"""

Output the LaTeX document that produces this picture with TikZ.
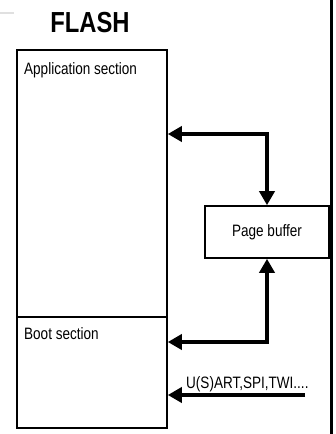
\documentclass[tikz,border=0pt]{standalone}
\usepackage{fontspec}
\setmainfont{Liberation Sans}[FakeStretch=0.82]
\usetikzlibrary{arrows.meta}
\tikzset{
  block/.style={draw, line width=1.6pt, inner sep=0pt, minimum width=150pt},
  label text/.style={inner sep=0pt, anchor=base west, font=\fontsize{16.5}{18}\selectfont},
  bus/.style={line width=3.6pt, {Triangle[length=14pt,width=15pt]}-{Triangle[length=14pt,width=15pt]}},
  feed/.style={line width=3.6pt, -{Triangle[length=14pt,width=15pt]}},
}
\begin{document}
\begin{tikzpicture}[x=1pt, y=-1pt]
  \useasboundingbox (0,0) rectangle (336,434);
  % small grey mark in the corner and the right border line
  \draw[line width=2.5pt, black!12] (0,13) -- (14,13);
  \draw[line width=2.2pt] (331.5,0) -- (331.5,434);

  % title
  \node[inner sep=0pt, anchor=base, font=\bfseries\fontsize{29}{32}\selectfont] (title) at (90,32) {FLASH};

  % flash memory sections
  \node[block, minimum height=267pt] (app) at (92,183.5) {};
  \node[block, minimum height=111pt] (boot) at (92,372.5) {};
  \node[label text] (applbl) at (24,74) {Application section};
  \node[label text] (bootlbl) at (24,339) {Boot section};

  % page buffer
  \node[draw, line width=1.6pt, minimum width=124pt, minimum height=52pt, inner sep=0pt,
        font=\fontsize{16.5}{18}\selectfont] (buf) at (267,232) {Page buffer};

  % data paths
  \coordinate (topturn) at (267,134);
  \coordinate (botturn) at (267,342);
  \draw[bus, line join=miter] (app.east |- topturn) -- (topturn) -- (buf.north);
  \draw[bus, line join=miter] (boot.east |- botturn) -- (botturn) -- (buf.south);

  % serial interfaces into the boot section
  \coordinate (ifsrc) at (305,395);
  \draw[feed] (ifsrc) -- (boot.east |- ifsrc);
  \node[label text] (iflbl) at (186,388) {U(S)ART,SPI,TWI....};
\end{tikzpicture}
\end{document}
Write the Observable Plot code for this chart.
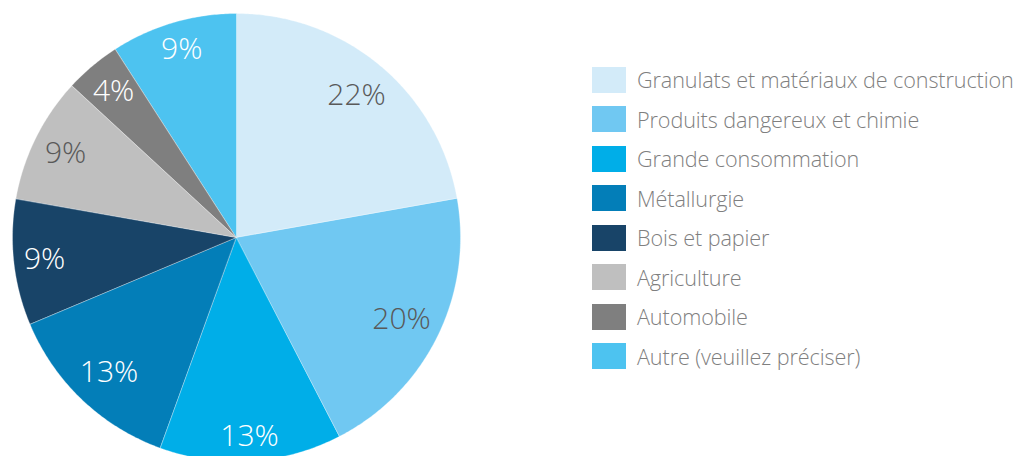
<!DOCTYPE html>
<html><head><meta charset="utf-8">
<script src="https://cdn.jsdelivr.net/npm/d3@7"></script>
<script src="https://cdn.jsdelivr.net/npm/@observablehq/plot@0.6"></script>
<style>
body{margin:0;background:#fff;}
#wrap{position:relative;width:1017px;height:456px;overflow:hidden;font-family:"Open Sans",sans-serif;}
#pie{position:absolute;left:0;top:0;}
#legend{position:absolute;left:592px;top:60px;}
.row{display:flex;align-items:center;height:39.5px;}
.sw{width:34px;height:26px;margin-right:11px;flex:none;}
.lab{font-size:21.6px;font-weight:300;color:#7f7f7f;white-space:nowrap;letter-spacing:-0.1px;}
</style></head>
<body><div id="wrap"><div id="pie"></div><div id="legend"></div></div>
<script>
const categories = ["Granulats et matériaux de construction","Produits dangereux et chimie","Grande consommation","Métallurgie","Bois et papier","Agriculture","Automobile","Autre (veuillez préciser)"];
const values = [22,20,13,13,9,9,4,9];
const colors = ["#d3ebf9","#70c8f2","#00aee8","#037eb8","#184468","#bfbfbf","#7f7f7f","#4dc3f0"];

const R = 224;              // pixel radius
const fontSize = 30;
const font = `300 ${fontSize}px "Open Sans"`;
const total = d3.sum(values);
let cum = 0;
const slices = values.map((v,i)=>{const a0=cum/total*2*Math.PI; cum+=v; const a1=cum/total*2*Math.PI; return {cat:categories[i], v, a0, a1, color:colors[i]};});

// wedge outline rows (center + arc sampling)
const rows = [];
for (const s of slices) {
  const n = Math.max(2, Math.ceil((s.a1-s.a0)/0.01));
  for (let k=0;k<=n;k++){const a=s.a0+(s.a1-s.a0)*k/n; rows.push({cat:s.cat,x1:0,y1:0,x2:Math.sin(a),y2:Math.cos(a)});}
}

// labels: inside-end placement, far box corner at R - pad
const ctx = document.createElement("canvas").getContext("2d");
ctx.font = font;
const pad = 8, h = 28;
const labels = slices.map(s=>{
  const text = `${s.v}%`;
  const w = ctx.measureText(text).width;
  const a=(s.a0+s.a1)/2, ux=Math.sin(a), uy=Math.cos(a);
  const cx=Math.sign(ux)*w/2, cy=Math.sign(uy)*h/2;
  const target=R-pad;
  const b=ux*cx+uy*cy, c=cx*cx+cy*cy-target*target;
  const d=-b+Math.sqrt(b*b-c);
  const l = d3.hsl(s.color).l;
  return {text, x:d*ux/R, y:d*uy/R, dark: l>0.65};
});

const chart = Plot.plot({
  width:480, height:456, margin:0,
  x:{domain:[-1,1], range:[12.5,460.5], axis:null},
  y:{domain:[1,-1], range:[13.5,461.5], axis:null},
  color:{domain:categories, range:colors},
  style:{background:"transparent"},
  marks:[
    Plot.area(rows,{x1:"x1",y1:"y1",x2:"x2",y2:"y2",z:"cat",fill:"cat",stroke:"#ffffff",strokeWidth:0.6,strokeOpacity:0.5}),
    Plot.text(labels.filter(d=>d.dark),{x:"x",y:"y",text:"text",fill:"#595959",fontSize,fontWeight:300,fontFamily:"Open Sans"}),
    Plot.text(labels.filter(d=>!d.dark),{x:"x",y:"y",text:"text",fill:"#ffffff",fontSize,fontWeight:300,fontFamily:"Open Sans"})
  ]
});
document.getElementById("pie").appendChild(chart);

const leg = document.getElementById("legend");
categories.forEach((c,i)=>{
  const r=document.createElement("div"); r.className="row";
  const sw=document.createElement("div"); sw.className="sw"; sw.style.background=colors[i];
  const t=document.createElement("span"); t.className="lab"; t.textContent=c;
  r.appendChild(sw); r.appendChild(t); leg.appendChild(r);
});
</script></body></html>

"""

▸ **Exercise requirements**: Copy every record above exactly as written, but leave out the pictures.

▸ **Expected answer**:
Output the LaTeX document that produces this picture with TikZ.
\documentclass[tikz,border=0pt]{standalone}
\usepackage{fontspec}
\setmainfont{Liberation Sans}[FakeStretch=0.82]
\usetikzlibrary{arrows.meta}
\tikzset{
  block/.style={draw, line width=1.6pt, inner sep=0pt, minimum width=150pt},
  label text/.style={inner sep=0pt, anchor=base west, font=\fontsize{16.5}{18}\selectfont},
  bus/.style={line width=3.6pt, {Triangle[length=14pt,width=15pt]}-{Triangle[length=14pt,width=15pt]}},
  feed/.style={line width=3.6pt, -{Triangle[length=14pt,width=15pt]}},
}
\begin{document}
\begin{tikzpicture}[x=1pt, y=-1pt]
  \useasboundingbox (0,0) rectangle (336,434);
  % small grey mark in the corner and the right border line
  \draw[line width=2.5pt, black!12] (0,13) -- (14,13);
  \draw[line width=2.2pt] (331.5,0) -- (331.5,434);

  % title
  \node[inner sep=0pt, anchor=base, font=\bfseries\fontsize{29}{32}\selectfont] (title) at (90,32) {FLASH};

  % flash memory sections
  \node[block, minimum height=267pt] (app) at (92,183.5) {};
  \node[block, minimum height=111pt] (boot) at (92,372.5) {};
  \node[label text] (applbl) at (24,74) {Application section};
  \node[label text] (bootlbl) at (24,339) {Boot section};

  % page buffer
  \node[draw, line width=1.6pt, minimum width=124pt, minimum height=52pt, inner sep=0pt,
        font=\fontsize{16.5}{18}\selectfont] (buf) at (267,232) {Page buffer};

  % data paths
  \coordinate (topturn) at (267,134);
  \coordinate (botturn) at (267,342);
  \draw[bus, line join=miter] (app.east |- topturn) -- (topturn) -- (buf.north);
  \draw[bus, line join=miter] (boot.east |- botturn) -- (botturn) -- (buf.south);

  % serial interfaces into the boot section
  \coordinate (ifsrc) at (305,395);
  \draw[feed] (ifsrc) -- (boot.east |- ifsrc);
  \node[label text] (iflbl) at (186,388) {U(S)ART,SPI,TWI....};
\end{tikzpicture}
\end{document}
Write the Observable Plot code for this chart.
<!DOCTYPE html>
<html><head><meta charset="utf-8">
<script src="https://cdn.jsdelivr.net/npm/d3@7"></script>
<script src="https://cdn.jsdelivr.net/npm/@observablehq/plot@0.6"></script>
<style>
body{margin:0;background:#fff;}
#wrap{position:relative;width:1017px;height:456px;overflow:hidden;font-family:"Open Sans",sans-serif;}
#pie{position:absolute;left:0;top:0;}
#legend{position:absolute;left:592px;top:60px;}
.row{display:flex;align-items:center;height:39.5px;}
.sw{width:34px;height:26px;margin-right:11px;flex:none;}
.lab{font-size:21.6px;font-weight:300;color:#7f7f7f;white-space:nowrap;letter-spacing:-0.1px;}
</style></head>
<body><div id="wrap"><div id="pie"></div><div id="legend"></div></div>
<script>
const categories = ["Granulats et matériaux de construction","Produits dangereux et chimie","Grande consommation","Métallurgie","Bois et papier","Agriculture","Automobile","Autre (veuillez préciser)"];
const values = [22,20,13,13,9,9,4,9];
const colors = ["#d3ebf9","#70c8f2","#00aee8","#037eb8","#184468","#bfbfbf","#7f7f7f","#4dc3f0"];

const R = 224;              // pixel radius
const fontSize = 30;
const font = `300 ${fontSize}px "Open Sans"`;
const total = d3.sum(values);
let cum = 0;
const slices = values.map((v,i)=>{const a0=cum/total*2*Math.PI; cum+=v; const a1=cum/total*2*Math.PI; return {cat:categories[i], v, a0, a1, color:colors[i]};});

// wedge outline rows (center + arc sampling)
const rows = [];
for (const s of slices) {
  const n = Math.max(2, Math.ceil((s.a1-s.a0)/0.01));
  for (let k=0;k<=n;k++){const a=s.a0+(s.a1-s.a0)*k/n; rows.push({cat:s.cat,x1:0,y1:0,x2:Math.sin(a),y2:Math.cos(a)});}
}

// labels: inside-end placement, far box corner at R - pad
const ctx = document.createElement("canvas").getContext("2d");
ctx.font = font;
const pad = 8, h = 28;
const labels = slices.map(s=>{
  const text = `${s.v}%`;
  const w = ctx.measureText(text).width;
  const a=(s.a0+s.a1)/2, ux=Math.sin(a), uy=Math.cos(a);
  const cx=Math.sign(ux)*w/2, cy=Math.sign(uy)*h/2;
  const target=R-pad;
  const b=ux*cx+uy*cy, c=cx*cx+cy*cy-target*target;
  const d=-b+Math.sqrt(b*b-c);
  const l = d3.hsl(s.color).l;
  return {text, x:d*ux/R, y:d*uy/R, dark: l>0.65};
});

const chart = Plot.plot({
  width:480, height:456, margin:0,
  x:{domain:[-1,1], range:[12.5,460.5], axis:null},
  y:{domain:[1,-1], range:[13.5,461.5], axis:null},
  color:{domain:categories, range:colors},
  style:{background:"transparent"},
  marks:[
    Plot.area(rows,{x1:"x1",y1:"y1",x2:"x2",y2:"y2",z:"cat",fill:"cat",stroke:"#ffffff",strokeWidth:0.6,strokeOpacity:0.5}),
    Plot.text(labels.filter(d=>d.dark),{x:"x",y:"y",text:"text",fill:"#595959",fontSize,fontWeight:300,fontFamily:"Open Sans"}),
    Plot.text(labels.filter(d=>!d.dark),{x:"x",y:"y",text:"text",fill:"#ffffff",fontSize,fontWeight:300,fontFamily:"Open Sans"})
  ]
});
document.getElementById("pie").appendChild(chart);

const leg = document.getElementById("legend");
categories.forEach((c,i)=>{
  const r=document.createElement("div"); r.className="row";
  const sw=document.createElement("div"); sw.className="sw"; sw.style.background=colors[i];
  const t=document.createElement("span"); t.className="lab"; t.textContent=c;
  r.appendChild(sw); r.appendChild(t); leg.appendChild(r);
});
</script></body></html>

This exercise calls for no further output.